2. One Beautiful Cupcake - Bridesmaids (2011)
Bridesmaids is such a great movie. Annie’s best friend Lillian gets engaged while Annie’s life is falling apart. She is asked to be the maid of honor, which begins a series of mishaps and misfortunes. Bridesmaids isn’t a movie about food. If anything, Bridesmaids makes you not really want to eat anything at all (Hello wedding dress boutique scene!). However, I’d argue that this comedy has one of the saddest and most relatable food scenes I have ever watched. Annie is living with the ghost of her failed bakery business, one of multiple failures that she feels she is experiencing in her life. During one scene, Annie decides to bake again. She seemingly takes hours to make one, singular, perfect cupcake. After she cleans up, she looks at the cupcake on the counter, picks it up, and takes a huge bite out of it. One a literal level, bakers understand what she is going through here. We have all baked things, not really having a reason. We have put hours into making a beautiful cake or batch of cookies, only to have the sugar bomb sit there, looking back at you like, “Well, now what?” But this scene goes beyond that. For us viewers, it represents the idea that you can put your whole heart into something, can be really really good at something, and it doesn’t really matter. It doesn’t always work out as you planned. And sometimes, that fondant flower-ed cupcake can be a symbol or loneliness, failure, and unhappiness. Food doesn’t always make you think of happiness and togetherness, as Bridesmaids shows in this perfect scene.
1. The Grilled Cheese Sandwich - Chef (2014)
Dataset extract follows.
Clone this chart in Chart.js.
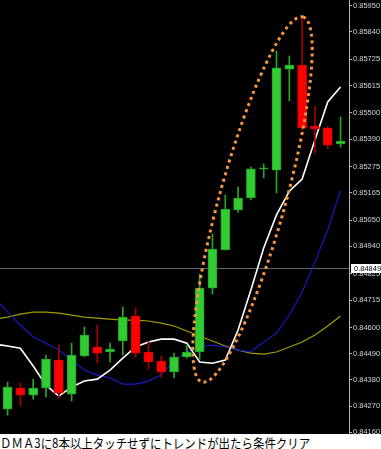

Chef is a quiet movie about a chef who leaves his job at a fancy restaurant and opens a food truck with his son. The scene where he makes a grilled cheese sandwich for his son is easily the number one craveable food in film for me. Sure, the grilled cheese is one of my favorite meals (especially when paired with the classic tomato soup) but even if it wasn’t, Jon Favreau created one minute of savory, mouth watering perfection with this scene. It takes something really simple--making lunch for a loved one--and turns it into something much more. The simple ingredients are much larger than their parts. Taking two pieces of store-bought bread, a few slices of different cheeses, a squirt of oil, and a little too much butter, Chef Carl shows what a little love can do to make even the easiest meal an amazing one. I think what gets me is the little details. The soft music playing in the background, mimicking what it’s really like when you are focused on cooking something well. Carl maneuvering to check out the sandwich from all angles, carefully adding extra butter so that the bread will be as golden brown as possible. And of course, his son taking the first bite, the satisfying cheese pull that seems a mile long. I saw this film when it was first released, and I just adore it for its sweetness and simplicity. It’s a lovely story about food and family with which I think most people can make a connection. Somehow though, that grilled cheese scene is what sticks out in my head. That quick, seemingly unimportant minute. Sort of like memories in all our lives, right?